Exercise: Omit all pictures. Copy the rest of the material exactly.

Collected material:
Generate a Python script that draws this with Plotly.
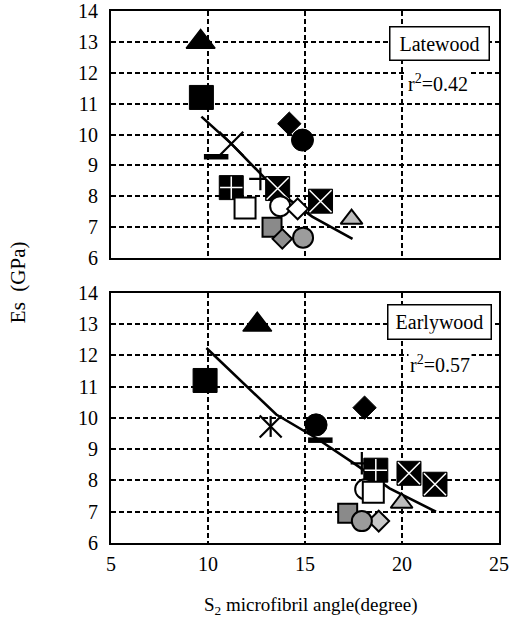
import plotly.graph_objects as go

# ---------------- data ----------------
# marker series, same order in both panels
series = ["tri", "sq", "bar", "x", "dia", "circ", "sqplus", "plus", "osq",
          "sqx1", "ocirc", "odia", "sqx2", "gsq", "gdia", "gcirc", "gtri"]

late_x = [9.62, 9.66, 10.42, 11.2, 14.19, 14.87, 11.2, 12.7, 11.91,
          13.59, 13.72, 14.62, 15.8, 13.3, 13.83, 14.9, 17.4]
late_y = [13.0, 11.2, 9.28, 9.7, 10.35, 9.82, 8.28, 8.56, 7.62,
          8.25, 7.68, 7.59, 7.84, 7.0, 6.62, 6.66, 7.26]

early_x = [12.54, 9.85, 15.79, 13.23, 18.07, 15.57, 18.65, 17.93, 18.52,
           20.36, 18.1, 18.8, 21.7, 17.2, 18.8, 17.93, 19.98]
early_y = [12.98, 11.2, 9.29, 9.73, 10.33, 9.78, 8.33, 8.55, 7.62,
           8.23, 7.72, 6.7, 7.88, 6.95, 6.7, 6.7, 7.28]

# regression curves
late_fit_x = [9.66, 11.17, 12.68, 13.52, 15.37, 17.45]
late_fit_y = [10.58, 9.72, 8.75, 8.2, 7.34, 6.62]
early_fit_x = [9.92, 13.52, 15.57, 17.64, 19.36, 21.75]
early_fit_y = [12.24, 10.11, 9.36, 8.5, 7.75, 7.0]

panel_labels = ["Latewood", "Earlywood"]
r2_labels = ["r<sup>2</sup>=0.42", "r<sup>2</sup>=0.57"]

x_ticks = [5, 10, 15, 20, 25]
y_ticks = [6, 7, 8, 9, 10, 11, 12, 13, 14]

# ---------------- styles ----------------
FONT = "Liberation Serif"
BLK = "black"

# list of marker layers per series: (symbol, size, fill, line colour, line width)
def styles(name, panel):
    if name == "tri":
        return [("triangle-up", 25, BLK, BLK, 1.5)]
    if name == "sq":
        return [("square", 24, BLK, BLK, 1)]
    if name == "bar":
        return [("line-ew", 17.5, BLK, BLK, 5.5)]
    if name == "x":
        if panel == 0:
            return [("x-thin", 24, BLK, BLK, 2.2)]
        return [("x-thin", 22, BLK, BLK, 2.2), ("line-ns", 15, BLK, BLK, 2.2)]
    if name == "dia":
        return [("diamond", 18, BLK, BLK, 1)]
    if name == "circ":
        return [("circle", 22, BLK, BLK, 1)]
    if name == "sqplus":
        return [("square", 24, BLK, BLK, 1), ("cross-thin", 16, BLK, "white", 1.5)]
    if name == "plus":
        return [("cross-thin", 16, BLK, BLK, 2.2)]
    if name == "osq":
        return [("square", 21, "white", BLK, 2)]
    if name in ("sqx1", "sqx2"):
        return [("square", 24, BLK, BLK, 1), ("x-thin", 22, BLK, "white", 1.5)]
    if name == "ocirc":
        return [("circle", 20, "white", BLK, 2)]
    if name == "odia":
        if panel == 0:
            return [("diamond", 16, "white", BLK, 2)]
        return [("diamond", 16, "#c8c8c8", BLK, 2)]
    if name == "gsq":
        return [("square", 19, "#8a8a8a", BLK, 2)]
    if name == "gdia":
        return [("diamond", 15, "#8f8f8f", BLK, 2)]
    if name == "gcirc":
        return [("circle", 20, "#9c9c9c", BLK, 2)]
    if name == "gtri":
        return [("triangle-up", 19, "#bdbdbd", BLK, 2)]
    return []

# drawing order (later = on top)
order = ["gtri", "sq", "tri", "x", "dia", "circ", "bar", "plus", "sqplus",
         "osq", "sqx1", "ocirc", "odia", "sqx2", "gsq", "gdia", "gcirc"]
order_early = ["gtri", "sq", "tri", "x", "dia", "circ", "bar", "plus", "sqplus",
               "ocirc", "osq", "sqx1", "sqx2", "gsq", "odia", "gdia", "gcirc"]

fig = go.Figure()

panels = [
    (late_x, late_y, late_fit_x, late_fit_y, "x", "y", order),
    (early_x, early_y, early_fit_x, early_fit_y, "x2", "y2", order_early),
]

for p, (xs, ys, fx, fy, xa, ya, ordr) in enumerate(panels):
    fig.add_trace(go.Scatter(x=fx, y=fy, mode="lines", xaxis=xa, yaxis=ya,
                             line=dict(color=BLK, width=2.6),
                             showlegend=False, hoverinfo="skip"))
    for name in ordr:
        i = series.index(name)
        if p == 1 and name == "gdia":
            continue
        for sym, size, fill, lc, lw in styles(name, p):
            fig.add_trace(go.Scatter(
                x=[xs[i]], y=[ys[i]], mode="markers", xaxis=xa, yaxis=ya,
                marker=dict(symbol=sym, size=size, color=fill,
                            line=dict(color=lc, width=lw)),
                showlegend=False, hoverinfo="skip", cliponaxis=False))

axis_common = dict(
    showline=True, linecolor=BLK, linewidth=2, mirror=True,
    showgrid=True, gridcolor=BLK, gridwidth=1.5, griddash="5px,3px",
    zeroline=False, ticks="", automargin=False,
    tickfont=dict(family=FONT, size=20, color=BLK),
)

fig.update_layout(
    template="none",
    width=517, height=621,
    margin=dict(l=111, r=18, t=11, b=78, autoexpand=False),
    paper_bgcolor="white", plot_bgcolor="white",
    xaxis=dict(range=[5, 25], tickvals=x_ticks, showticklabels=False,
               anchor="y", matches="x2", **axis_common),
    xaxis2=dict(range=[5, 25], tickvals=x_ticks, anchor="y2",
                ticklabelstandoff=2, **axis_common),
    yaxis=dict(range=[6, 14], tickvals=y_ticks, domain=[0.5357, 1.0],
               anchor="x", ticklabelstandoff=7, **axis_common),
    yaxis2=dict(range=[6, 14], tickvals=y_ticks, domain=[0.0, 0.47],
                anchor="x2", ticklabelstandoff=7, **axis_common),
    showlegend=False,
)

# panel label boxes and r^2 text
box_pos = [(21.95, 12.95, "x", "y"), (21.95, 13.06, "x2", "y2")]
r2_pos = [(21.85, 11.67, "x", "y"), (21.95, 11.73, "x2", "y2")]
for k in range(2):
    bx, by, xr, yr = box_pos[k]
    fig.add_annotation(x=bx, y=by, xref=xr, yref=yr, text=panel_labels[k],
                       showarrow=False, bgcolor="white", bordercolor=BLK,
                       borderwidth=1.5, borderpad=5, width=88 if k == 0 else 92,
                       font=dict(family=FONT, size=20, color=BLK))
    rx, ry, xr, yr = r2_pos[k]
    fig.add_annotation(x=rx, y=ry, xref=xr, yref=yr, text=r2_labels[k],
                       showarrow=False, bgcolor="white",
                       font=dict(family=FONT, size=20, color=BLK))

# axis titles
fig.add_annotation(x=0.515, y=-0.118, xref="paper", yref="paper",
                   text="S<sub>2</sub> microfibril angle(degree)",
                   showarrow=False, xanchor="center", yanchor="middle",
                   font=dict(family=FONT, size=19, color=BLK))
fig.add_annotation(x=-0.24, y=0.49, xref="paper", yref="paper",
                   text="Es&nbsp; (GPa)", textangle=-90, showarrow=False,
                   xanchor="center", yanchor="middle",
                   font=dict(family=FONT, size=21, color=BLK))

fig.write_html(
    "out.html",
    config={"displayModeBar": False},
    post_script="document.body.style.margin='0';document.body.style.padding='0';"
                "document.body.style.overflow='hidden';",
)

Output of the exercise:
Generate a Python script that draws this with Plotly.
import plotly.graph_objects as go

# ---------------- data ----------------
# marker series, same order in both panels
series = ["tri", "sq", "bar", "x", "dia", "circ", "sqplus", "plus", "osq",
          "sqx1", "ocirc", "odia", "sqx2", "gsq", "gdia", "gcirc", "gtri"]

late_x = [9.62, 9.66, 10.42, 11.2, 14.19, 14.87, 11.2, 12.7, 11.91,
          13.59, 13.72, 14.62, 15.8, 13.3, 13.83, 14.9, 17.4]
late_y = [13.0, 11.2, 9.28, 9.7, 10.35, 9.82, 8.28, 8.56, 7.62,
          8.25, 7.68, 7.59, 7.84, 7.0, 6.62, 6.66, 7.26]

early_x = [12.54, 9.85, 15.79, 13.23, 18.07, 15.57, 18.65, 17.93, 18.52,
           20.36, 18.1, 18.8, 21.7, 17.2, 18.8, 17.93, 19.98]
early_y = [12.98, 11.2, 9.29, 9.73, 10.33, 9.78, 8.33, 8.55, 7.62,
           8.23, 7.72, 6.7, 7.88, 6.95, 6.7, 6.7, 7.28]

# regression curves
late_fit_x = [9.66, 11.17, 12.68, 13.52, 15.37, 17.45]
late_fit_y = [10.58, 9.72, 8.75, 8.2, 7.34, 6.62]
early_fit_x = [9.92, 13.52, 15.57, 17.64, 19.36, 21.75]
early_fit_y = [12.24, 10.11, 9.36, 8.5, 7.75, 7.0]

panel_labels = ["Latewood", "Earlywood"]
r2_labels = ["r<sup>2</sup>=0.42", "r<sup>2</sup>=0.57"]

x_ticks = [5, 10, 15, 20, 25]
y_ticks = [6, 7, 8, 9, 10, 11, 12, 13, 14]

# ---------------- styles ----------------
FONT = "Liberation Serif"
BLK = "black"

# list of marker layers per series: (symbol, size, fill, line colour, line width)
def styles(name, panel):
    if name == "tri":
        return [("triangle-up", 25, BLK, BLK, 1.5)]
    if name == "sq":
        return [("square", 24, BLK, BLK, 1)]
    if name == "bar":
        return [("line-ew", 17.5, BLK, BLK, 5.5)]
    if name == "x":
        if panel == 0:
            return [("x-thin", 24, BLK, BLK, 2.2)]
        return [("x-thin", 22, BLK, BLK, 2.2), ("line-ns", 15, BLK, BLK, 2.2)]
    if name == "dia":
        return [("diamond", 18, BLK, BLK, 1)]
    if name == "circ":
        return [("circle", 22, BLK, BLK, 1)]
    if name == "sqplus":
        return [("square", 24, BLK, BLK, 1), ("cross-thin", 16, BLK, "white", 1.5)]
    if name == "plus":
        return [("cross-thin", 16, BLK, BLK, 2.2)]
    if name == "osq":
        return [("square", 21, "white", BLK, 2)]
    if name in ("sqx1", "sqx2"):
        return [("square", 24, BLK, BLK, 1), ("x-thin", 22, BLK, "white", 1.5)]
    if name == "ocirc":
        return [("circle", 20, "white", BLK, 2)]
    if name == "odia":
        if panel == 0:
            return [("diamond", 16, "white", BLK, 2)]
        return [("diamond", 16, "#c8c8c8", BLK, 2)]
    if name == "gsq":
        return [("square", 19, "#8a8a8a", BLK, 2)]
    if name == "gdia":
        return [("diamond", 15, "#8f8f8f", BLK, 2)]
    if name == "gcirc":
        return [("circle", 20, "#9c9c9c", BLK, 2)]
    if name == "gtri":
        return [("triangle-up", 19, "#bdbdbd", BLK, 2)]
    return []

# drawing order (later = on top)
order = ["gtri", "sq", "tri", "x", "dia", "circ", "bar", "plus", "sqplus",
         "osq", "sqx1", "ocirc", "odia", "sqx2", "gsq", "gdia", "gcirc"]
order_early = ["gtri", "sq", "tri", "x", "dia", "circ", "bar", "plus", "sqplus",
               "ocirc", "osq", "sqx1", "sqx2", "gsq", "odia", "gdia", "gcirc"]

fig = go.Figure()

panels = [
    (late_x, late_y, late_fit_x, late_fit_y, "x", "y", order),
    (early_x, early_y, early_fit_x, early_fit_y, "x2", "y2", order_early),
]

for p, (xs, ys, fx, fy, xa, ya, ordr) in enumerate(panels):
    fig.add_trace(go.Scatter(x=fx, y=fy, mode="lines", xaxis=xa, yaxis=ya,
                             line=dict(color=BLK, width=2.6),
                             showlegend=False, hoverinfo="skip"))
    for name in ordr:
        i = series.index(name)
        if p == 1 and name == "gdia":
            continue
        for sym, size, fill, lc, lw in styles(name, p):
            fig.add_trace(go.Scatter(
                x=[xs[i]], y=[ys[i]], mode="markers", xaxis=xa, yaxis=ya,
                marker=dict(symbol=sym, size=size, color=fill,
                            line=dict(color=lc, width=lw)),
                showlegend=False, hoverinfo="skip", cliponaxis=False))

axis_common = dict(
    showline=True, linecolor=BLK, linewidth=2, mirror=True,
    showgrid=True, gridcolor=BLK, gridwidth=1.5, griddash="5px,3px",
    zeroline=False, ticks="", automargin=False,
    tickfont=dict(family=FONT, size=20, color=BLK),
)

fig.update_layout(
    template="none",
    width=517, height=621,
    margin=dict(l=111, r=18, t=11, b=78, autoexpand=False),
    paper_bgcolor="white", plot_bgcolor="white",
    xaxis=dict(range=[5, 25], tickvals=x_ticks, showticklabels=False,
               anchor="y", matches="x2", **axis_common),
    xaxis2=dict(range=[5, 25], tickvals=x_ticks, anchor="y2",
                ticklabelstandoff=2, **axis_common),
    yaxis=dict(range=[6, 14], tickvals=y_ticks, domain=[0.5357, 1.0],
               anchor="x", ticklabelstandoff=7, **axis_common),
    yaxis2=dict(range=[6, 14], tickvals=y_ticks, domain=[0.0, 0.47],
                anchor="x2", ticklabelstandoff=7, **axis_common),
    showlegend=False,
)

# panel label boxes and r^2 text
box_pos = [(21.95, 12.95, "x", "y"), (21.95, 13.06, "x2", "y2")]
r2_pos = [(21.85, 11.67, "x", "y"), (21.95, 11.73, "x2", "y2")]
for k in range(2):
    bx, by, xr, yr = box_pos[k]
    fig.add_annotation(x=bx, y=by, xref=xr, yref=yr, text=panel_labels[k],
                       showarrow=False, bgcolor="white", bordercolor=BLK,
                       borderwidth=1.5, borderpad=5, width=88 if k == 0 else 92,
                       font=dict(family=FONT, size=20, color=BLK))
    rx, ry, xr, yr = r2_pos[k]
    fig.add_annotation(x=rx, y=ry, xref=xr, yref=yr, text=r2_labels[k],
                       showarrow=False, bgcolor="white",
                       font=dict(family=FONT, size=20, color=BLK))

# axis titles
fig.add_annotation(x=0.515, y=-0.118, xref="paper", yref="paper",
                   text="S<sub>2</sub> microfibril angle(degree)",
                   showarrow=False, xanchor="center", yanchor="middle",
                   font=dict(family=FONT, size=19, color=BLK))
fig.add_annotation(x=-0.24, y=0.49, xref="paper", yref="paper",
                   text="Es&nbsp; (GPa)", textangle=-90, showarrow=False,
                   xanchor="center", yanchor="middle",
                   font=dict(family=FONT, size=21, color=BLK))

fig.write_html(
    "out.html",
    config={"displayModeBar": False},
    post_script="document.body.style.margin='0';document.body.style.padding='0';"
                "document.body.style.overflow='hidden';",
)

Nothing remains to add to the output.